UK Mortgage Affordability Reaches Most Strained Point Since 2008, Report Reveals

UK Finance has indicated that mortgage affordability across the United Kingdom has reached its most strained point since 2008, according to a new analysis by UK Finance. The industry body’s latest Lending Where We Live report highlights sharp contrasts in the financial burden faced by homebuyers and landlords depending on where they live, with property prices, earnings and local market conditions driving major differences.

UK Finance pointed out that last year saw 723,000 new home-purchase loans completed, a 17 per cent rise on the previous year.

Yet the typical first-time buyer or mover now devotes 21.3 per cent of gross household income to mortgage repayments – the highest share recorded in 17 years.

This average masks even greater pressure in certain hotspots. In North Norfolk and the London borough of Hillingdon, borrowers allocate more than a quarter of their income (25.7 per cent and 25.1 per cent respectively) to initial repayments.

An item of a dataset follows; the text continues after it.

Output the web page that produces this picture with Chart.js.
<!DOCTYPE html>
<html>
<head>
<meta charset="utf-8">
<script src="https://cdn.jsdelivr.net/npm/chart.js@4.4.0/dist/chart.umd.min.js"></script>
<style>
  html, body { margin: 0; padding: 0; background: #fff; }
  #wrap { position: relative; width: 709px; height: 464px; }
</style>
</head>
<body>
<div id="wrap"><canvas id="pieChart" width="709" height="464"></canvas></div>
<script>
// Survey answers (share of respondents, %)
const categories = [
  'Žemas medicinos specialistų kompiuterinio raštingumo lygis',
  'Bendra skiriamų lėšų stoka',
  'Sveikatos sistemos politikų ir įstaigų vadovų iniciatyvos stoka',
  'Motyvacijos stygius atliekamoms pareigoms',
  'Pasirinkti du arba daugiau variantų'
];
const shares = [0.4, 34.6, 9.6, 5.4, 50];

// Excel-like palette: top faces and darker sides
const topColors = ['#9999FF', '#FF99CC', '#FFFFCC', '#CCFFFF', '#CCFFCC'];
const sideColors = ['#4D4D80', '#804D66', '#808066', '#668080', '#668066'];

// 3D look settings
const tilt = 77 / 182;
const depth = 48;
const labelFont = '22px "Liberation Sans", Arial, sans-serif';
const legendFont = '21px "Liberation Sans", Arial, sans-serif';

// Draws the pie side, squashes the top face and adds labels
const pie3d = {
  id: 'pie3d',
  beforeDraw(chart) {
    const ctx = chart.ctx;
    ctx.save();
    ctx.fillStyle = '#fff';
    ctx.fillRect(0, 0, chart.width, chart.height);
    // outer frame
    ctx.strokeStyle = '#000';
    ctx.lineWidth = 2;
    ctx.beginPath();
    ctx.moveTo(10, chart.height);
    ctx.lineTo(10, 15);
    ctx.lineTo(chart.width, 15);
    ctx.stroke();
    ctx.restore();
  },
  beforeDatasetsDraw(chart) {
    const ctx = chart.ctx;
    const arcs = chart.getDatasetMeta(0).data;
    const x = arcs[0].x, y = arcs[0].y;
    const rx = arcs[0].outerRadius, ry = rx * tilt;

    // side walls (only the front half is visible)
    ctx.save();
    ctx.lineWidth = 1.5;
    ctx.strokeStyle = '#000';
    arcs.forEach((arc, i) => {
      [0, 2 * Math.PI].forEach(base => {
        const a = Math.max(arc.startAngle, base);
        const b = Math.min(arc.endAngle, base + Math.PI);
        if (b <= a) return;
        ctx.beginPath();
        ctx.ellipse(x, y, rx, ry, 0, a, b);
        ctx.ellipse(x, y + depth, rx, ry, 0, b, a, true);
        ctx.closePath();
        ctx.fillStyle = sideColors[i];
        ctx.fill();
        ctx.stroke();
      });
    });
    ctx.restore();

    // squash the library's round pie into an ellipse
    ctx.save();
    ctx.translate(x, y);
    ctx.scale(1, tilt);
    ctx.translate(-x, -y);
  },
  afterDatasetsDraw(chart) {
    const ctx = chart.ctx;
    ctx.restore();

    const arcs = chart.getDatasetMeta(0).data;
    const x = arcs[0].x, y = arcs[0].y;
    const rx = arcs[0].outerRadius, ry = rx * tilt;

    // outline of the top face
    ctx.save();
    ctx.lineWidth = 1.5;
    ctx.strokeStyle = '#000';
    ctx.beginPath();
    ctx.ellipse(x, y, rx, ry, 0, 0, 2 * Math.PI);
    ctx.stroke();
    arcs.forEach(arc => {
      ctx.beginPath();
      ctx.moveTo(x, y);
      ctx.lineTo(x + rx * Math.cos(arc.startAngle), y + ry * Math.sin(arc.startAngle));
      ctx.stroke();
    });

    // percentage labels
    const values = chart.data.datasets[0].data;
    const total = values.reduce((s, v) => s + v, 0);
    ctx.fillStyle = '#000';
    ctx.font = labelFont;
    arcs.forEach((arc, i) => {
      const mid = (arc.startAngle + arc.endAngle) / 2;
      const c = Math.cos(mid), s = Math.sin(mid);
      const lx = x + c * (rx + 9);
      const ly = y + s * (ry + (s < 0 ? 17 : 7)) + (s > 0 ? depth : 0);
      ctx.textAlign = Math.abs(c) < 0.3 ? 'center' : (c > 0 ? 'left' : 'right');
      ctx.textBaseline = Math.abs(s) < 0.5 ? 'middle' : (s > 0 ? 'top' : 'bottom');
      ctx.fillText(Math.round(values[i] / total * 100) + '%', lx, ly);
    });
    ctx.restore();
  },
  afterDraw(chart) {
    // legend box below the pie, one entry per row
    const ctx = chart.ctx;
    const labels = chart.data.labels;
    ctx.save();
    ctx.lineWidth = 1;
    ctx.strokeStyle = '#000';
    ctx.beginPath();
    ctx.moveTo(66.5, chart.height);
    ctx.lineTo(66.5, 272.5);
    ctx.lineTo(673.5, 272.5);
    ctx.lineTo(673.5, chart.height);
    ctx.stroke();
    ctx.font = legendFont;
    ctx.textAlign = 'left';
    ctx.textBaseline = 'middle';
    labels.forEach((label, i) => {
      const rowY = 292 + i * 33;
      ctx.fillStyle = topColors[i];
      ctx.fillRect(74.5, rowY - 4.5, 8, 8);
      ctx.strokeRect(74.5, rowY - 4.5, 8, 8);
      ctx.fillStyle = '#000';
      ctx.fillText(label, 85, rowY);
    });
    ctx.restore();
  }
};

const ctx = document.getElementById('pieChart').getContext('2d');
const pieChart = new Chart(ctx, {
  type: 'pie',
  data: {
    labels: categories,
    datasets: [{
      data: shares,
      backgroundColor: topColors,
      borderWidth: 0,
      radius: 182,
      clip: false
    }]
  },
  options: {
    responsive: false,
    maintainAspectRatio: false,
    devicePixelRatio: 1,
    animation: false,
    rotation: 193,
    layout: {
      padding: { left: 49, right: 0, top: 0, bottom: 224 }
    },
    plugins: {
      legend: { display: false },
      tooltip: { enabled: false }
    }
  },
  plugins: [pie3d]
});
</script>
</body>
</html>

Eight of the ten least affordable local authorities sit in the capital’s commuter belt, including Luton, Slough and Spelthorne, where repayment ratios hover around 24-25 per cent.

By contrast, seven of the ten most affordable areas are in Scotland.

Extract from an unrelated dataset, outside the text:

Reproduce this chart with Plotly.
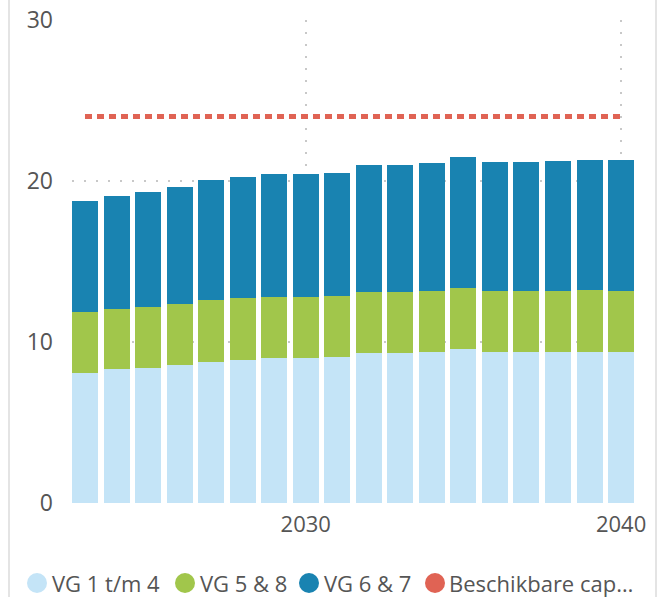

Borrowers in places such as East Ayrshire and Inverclyde spend roughly nine percentage points less of their income on mortgages than those in the least affordable English districts.

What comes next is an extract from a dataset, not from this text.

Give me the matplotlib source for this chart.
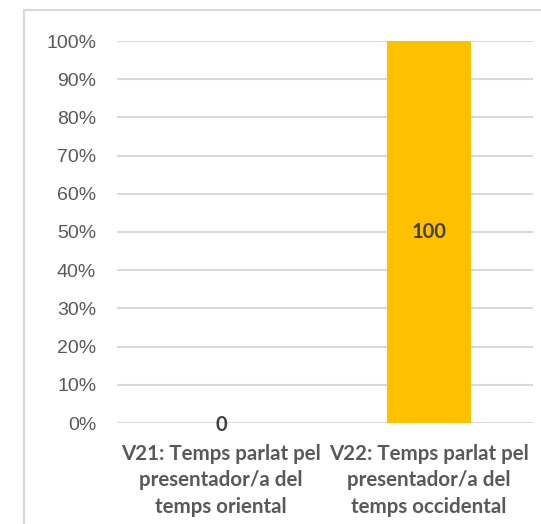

The City of London, despite high prices, appears relatively affordable on this measure because of its concentration of high-earning residents. The buy-to-let sector faces its own regional story.

Higher stamp duty, the phased removal of mortgage-interest tax relief and tougher lending rules have squeezed profitability and encouraged some landlords to sell up.

Nevertheless, purchase activity grew in every UK region during 2025.

Rental yields remain strongest north of the border, where several Scottish local authorities deliver gross returns exceeding nine per cent.

At the opposite end, yields dip as low as five per cent in parts of Devon, Cambridge and the Derbyshire Dales. Average mortgage debt also varies dramatically.

London borrowers carry the heaviest load at £280,000 – nearly £70,000 more than in the South East. Northern Ireland, by comparison, records the lowest typical debt of £99,500.

Variable-rate mortgages are slightly more common in London (16 per cent) and Northern Ireland (18 per cent) than the national 12-14 per cent range, while interest-only loans are most prevalent in the capital at 12 per cent.

James Tatch, head of analytics at UK Finance, noted that recent years have tested aspiring homeowners, but the strain is far from uniform.

“Property prices, wages and demographics differ greatly across and within regions,” he said.

“All of these factors shape both affordability for buyers and returns for landlords.”

He added that a clearer picture of local markets can help policymakers and industry improve outcomes nationwide.

Joe Pepper, UK CEO of PEXA, doubled down on the for greater local insight. As the sector embraces digital tools, he argued, there is scope to build a more efficient and transparent housing market that better serves borrowers wherever they live.